Re: UTF-8, UTF-16 and UTF-32

Eljay Love-Jensen <eljay@xxxxxxxxx> · Fri, 22 Aug 2008 06:21:17 -0500

Hi Dallas,

> Thank you for taking the time to reply to my earlier message. The problem is
> that I have when processing 16-bit strings in my source code, and from
> processing other 16-bit text files, and having to write all the 16-bit
> library functions myself, and the L"" notation that returns a 32-bit
> string - so I need to declare all strings like unsigned short string[] =
> {'H','e','l','l','o',' ','W','o','r','l','d',0}; and finally, it the fact
> that both type are called wchar_t and I can't redefine the type.

Yes, that is what you have to do.  Although I'd use C99-ism uint16_t rather
than unsigned short.

As a convenience, you could write a MakeUtf16StringFromASCII routine, to
convert ASCII to Utf16String:

#if MAC
typedef UniChar Utf16EncodingUnit;
#elif WIN
#ifndef UNICODE
#error Need -DUNICODE
#endif
typedef WCHAR Utf16EncodingUnit;
#else
typedef uint16_t Utf16EncodingUnit;
#endif

typedef std::basic_string<Utf16EncodingUnit> Utf16String;

Utf16String s = MakeUtf16StringFromASCII("Hello world");

NOTE: Windows WCHAR may be wchar_t or may be unsigned short.  The TCHAR
flippy type is either WCHAR or char, depending on -DUNICODE or not.

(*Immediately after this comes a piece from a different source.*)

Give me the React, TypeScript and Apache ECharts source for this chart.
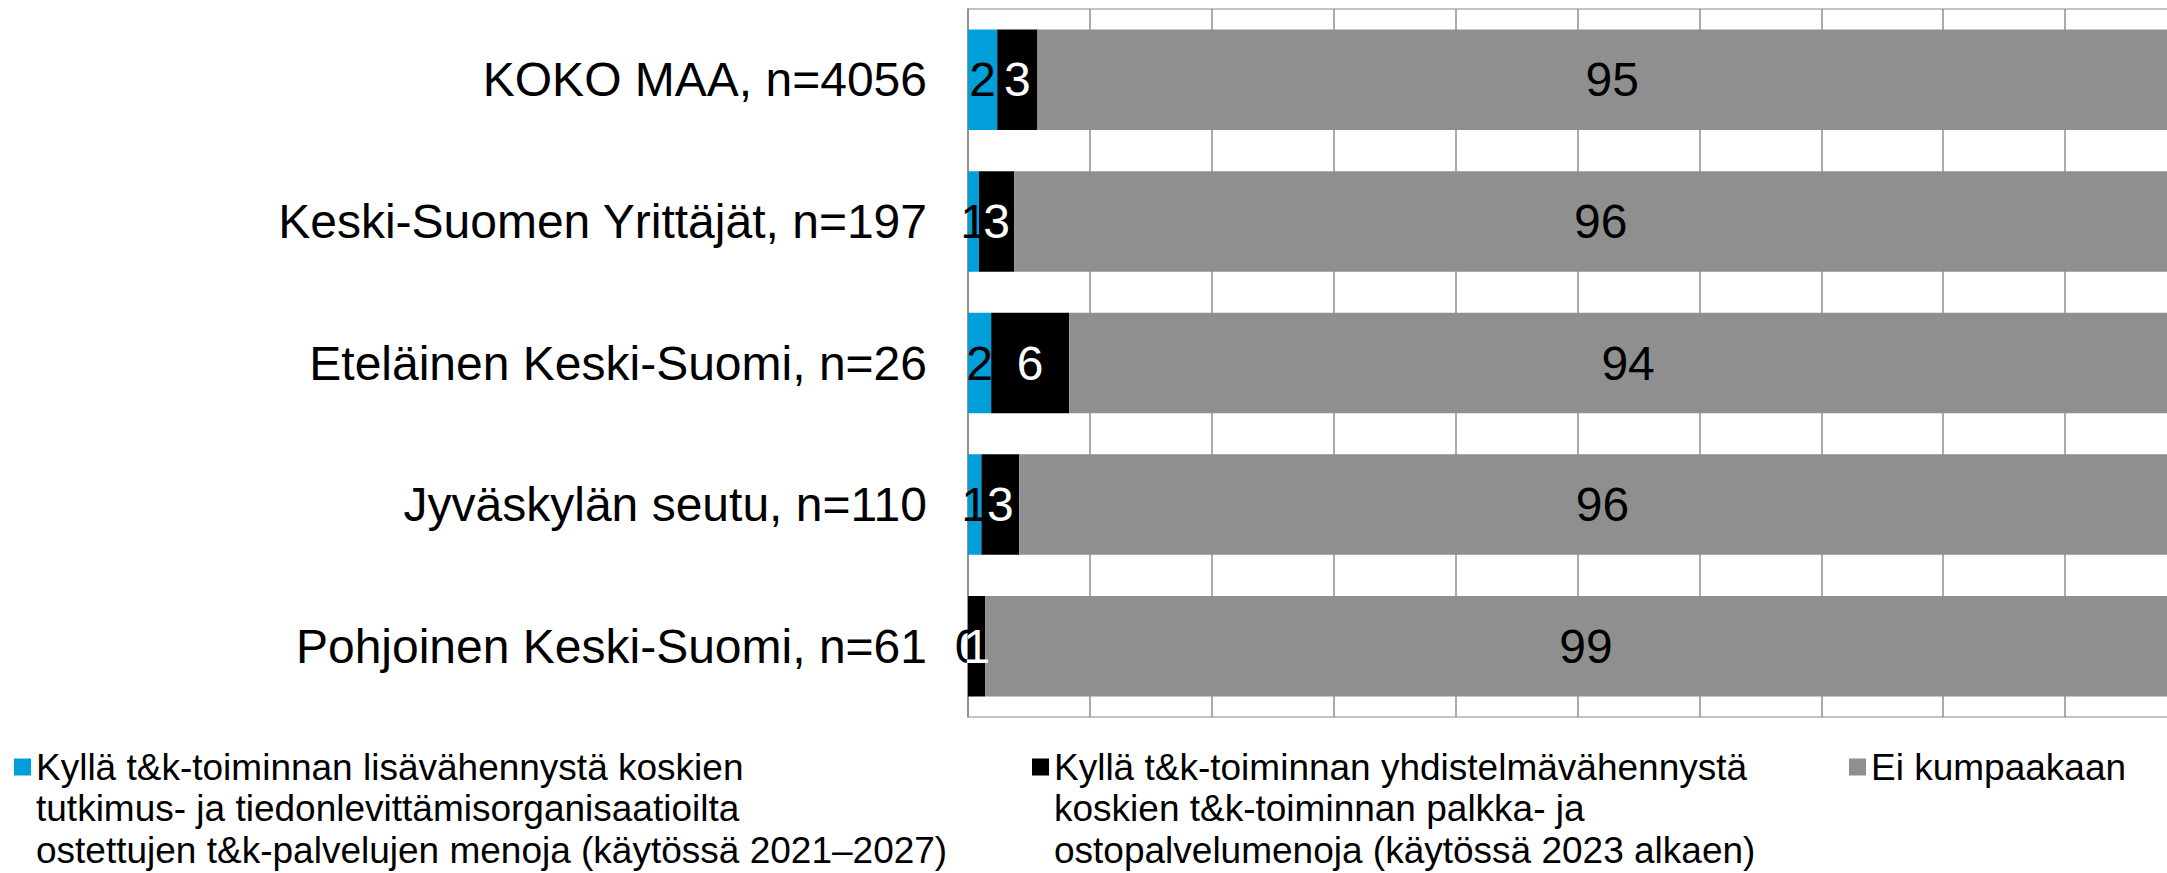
import React, { useEffect, useRef } from "react";
import * as echarts from "echarts";

const categories = [
  "KOKO MAA, n=4056",
  "Keski-Suomen Yrittäjät, n=197",
  "Eteläinen Keski-Suomi, n=26",
  "Jyväskylän seutu, n=110",
  "Pohjoinen Keski-Suomi, n=61",
];

const seriesNames = [
  "Kyllä t&k-toiminnan lisävähennystä koskien tutkimus- ja tiedonlevittämisorganisaatioilta ostettujen t&k-palvelujen menoja (käytössä 2021–2027)",
  "Kyllä t&k-toiminnan yhdistelmävähennystä koskien t&k-toiminnan palkka- ja ostopalvelumenoja (käytössä 2023 alkaen)",
  "Ei kumpaakaan",
];

const legendLines = [
  [
    "Kyllä t&k-toiminnan lisävähennystä koskien",
    "tutkimus- ja tiedonlevittämisorganisaatioilta",
    "ostettujen t&k-palvelujen menoja (käytössä 2021–2027)",
  ],
  [
    "Kyllä t&k-toiminnan yhdistelmävähennystä",
    "koskien t&k-toiminnan palkka- ja",
    "ostopalvelumenoja (käytössä 2023 alkaen)",
  ],
  ["Ei kumpaakaan"],
];

const lisavahennys = [2.4, 0.9, 1.9, 1.1, 0];
const yhdistelma = [3.3, 2.9, 6.4, 3.1, 1.4];
const eiKumpaakaan = [94.7, 96.4, 93.6, 95.7, 98.6];

const seriesValues = [lisavahennys, yhdistelma, eiKumpaakaan];
const colors = ["#009fda", "#000000", "#8f8f8f"];
const labelColors = ["#000000", "#ffffff", "#000000"];

const FONT = "'Liberation Sans', Arial, Helvetica, sans-serif";

export default function App() {
  const ref = useRef<HTMLDivElement>(null);

  useEffect(() => {
    if (!ref.current) return;
    const chart = echarts.init(ref.current, undefined, { renderer: "svg" });

    const lineH = 41.5;
    const legendLefts = [14, 1032, 1849];
    const legends = seriesNames.map((name, i) => {
      const lines = legendLines[i];
      const n = lines.length;
      // pad with blank lines above so that the first line sits at the icon's centre
      const padded = [...Array(n - 1).fill(" "), ...lines];
      const boxH = padded.length * lineH;
      return {
        show: true,
        data: [name],
        orient: "horizontal",
        left: legendLefts[i],
        top: 767 - boxH / 2,
        padding: 0,
        itemWidth: 17,
        itemHeight: 17,
        icon: "rect",
        selectedMode: false,
        formatter: () => padded.join("\n"),
        textStyle: {
          fontSize: 37,
          lineHeight: lineH,
          color: "#000000",
          fontFamily: FONT,
        },
      };
    });

    chart.setOption({
      animation: false,
      backgroundColor: "#ffffff",
      textStyle: { fontFamily: FONT },
      legend: legends,
      grid: {
        left: 968,
        top: 9,
        width: 1219,
        height: 708,
        show: true,
        borderColor: "#b0b0b0",
        borderWidth: 1.5,
        containLabel: false,
      },
      xAxis: {
        type: "value",
        min: 0,
        max: 100,
        interval: 10,
        axisLabel: { show: false },
        axisTick: { show: false },
        axisLine: { show: false },
        splitLine: { show: true, lineStyle: { color: "#8f8f8f", width: 1.5 } },
      },
      yAxis: {
        type: "category",
        inverse: true,
        data: categories,
        axisTick: { show: false },
        axisLine: { show: true, lineStyle: { color: "#8f8f8f", width: 1.5 } },
        axisLabel: {
          fontSize: 48,
          color: "#000000",
          margin: 41,
          fontFamily: FONT,
        },
      },
      series: seriesNames.map((name, i) => ({
        name,
        type: "bar",
        stack: "total",
        barCategoryGap: "29%",
        data: seriesValues[i],
        itemStyle: { color: colors[i] },
        label: {
          show: true,
          position: "inside",
          formatter: (p: any) => String(Math.round(p.value)),
          fontSize: 48,
          color: labelColors[i],
          fontFamily: FONT,
        },
      })),
    });

    return () => chart.dispose();
  }, []);

  return (
    <div
      style={{
        position: "fixed",
        left: 0,
        top: 0,
        width: 2167,
        height: 873,
        overflow: "hidden",
        background: "#ffffff",
      }}
    >
      <div ref={ref} style={{ width: 2400, height: 873 }} />
    </div>
  );
}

> I am not saying to drop support for UTF-32 in favour for UTF-16, but I am
> saying that with Microsoft's and Macintosh's decision to support 16-bit
> Unicode files, and the fact the Vista is not fully supporting multibyte
> characters, I am forced to use Unicode. If GCC chooses not to support 16-bit
> strings, or does so in such a way which doesn't enable portability between
> Windows and Linux, then I will be in all likely hood forced to stop porting
> to Linux.
> 
> The choice is:-
> a) Windows + Linux + Solaris; or
> b) Windows.
> 
> It is delusional to think that there is a third choice.

A C or C++ L"blah blah" string literal is not Unicode.

A wchar_t is not Unicode.

C and C++ do not support Unicode.  (They also don't not support it.  Rather,
it's unspecified.)  Neither UTF-8, UTF-16, or UTF-32 are supported.

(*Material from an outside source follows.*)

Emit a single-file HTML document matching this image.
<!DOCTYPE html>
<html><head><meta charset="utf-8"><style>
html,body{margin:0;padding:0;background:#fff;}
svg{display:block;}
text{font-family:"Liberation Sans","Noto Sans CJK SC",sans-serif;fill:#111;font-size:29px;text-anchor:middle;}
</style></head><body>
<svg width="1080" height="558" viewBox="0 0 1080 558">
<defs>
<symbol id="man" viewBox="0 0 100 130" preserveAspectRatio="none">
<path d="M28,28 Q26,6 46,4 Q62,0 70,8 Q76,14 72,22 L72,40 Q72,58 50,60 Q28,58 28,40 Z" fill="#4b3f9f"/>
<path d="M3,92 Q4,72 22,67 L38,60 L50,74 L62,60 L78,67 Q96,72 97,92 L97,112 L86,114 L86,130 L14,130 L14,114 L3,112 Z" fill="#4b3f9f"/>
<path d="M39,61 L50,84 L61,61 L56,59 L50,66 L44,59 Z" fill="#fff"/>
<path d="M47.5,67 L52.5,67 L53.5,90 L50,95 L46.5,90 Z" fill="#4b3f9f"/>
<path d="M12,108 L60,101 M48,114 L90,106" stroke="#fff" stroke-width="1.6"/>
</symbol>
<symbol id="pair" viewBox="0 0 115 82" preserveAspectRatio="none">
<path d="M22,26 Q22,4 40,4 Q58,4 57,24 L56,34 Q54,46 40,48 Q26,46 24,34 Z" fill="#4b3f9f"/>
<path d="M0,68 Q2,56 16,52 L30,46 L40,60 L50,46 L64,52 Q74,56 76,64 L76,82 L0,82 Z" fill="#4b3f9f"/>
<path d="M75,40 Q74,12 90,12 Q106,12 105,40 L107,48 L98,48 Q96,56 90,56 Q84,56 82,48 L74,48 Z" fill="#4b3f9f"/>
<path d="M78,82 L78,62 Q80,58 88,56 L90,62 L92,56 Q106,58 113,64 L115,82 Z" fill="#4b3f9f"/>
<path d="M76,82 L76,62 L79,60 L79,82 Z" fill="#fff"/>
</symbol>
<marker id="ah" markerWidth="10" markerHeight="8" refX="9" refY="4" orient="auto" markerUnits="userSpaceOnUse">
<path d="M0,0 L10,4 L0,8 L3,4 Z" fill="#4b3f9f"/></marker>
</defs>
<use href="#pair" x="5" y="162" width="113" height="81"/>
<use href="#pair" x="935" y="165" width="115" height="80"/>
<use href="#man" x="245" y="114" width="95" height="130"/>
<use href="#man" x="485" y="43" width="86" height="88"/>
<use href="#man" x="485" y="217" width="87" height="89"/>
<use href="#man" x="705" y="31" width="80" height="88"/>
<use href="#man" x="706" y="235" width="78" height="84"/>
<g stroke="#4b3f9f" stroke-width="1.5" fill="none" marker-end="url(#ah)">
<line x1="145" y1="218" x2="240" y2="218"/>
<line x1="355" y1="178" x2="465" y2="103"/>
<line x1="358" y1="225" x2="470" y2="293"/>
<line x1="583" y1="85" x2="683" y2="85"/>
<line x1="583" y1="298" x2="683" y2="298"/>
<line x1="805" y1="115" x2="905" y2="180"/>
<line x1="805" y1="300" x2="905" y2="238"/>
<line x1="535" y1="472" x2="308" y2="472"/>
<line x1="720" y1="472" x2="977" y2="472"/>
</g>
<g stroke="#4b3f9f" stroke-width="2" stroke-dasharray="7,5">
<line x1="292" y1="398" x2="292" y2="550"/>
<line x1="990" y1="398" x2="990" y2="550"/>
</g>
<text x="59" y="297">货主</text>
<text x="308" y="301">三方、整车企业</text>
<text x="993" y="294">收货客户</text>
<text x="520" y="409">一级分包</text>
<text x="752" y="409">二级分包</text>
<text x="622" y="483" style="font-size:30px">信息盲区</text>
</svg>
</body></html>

If you want Unicode string handling in your code, L"blah" is the wrong way
to go about it.  It's "wrong" in the sense that it does not do what you want
it to do.

(I really really *WISH* it did do what you want it to do, since I want that
facility too.  But, alas, it does not.  It's not portable as Unicode, since
it's not Unicode in any portable / guaranteed / reliable sense.)

> Adding support for 16-bit strings will not break any current ABI
> convention

Yes, it does violate ABI.  The platform ABI is not specified by GCC.

Sincerely,
--Eljay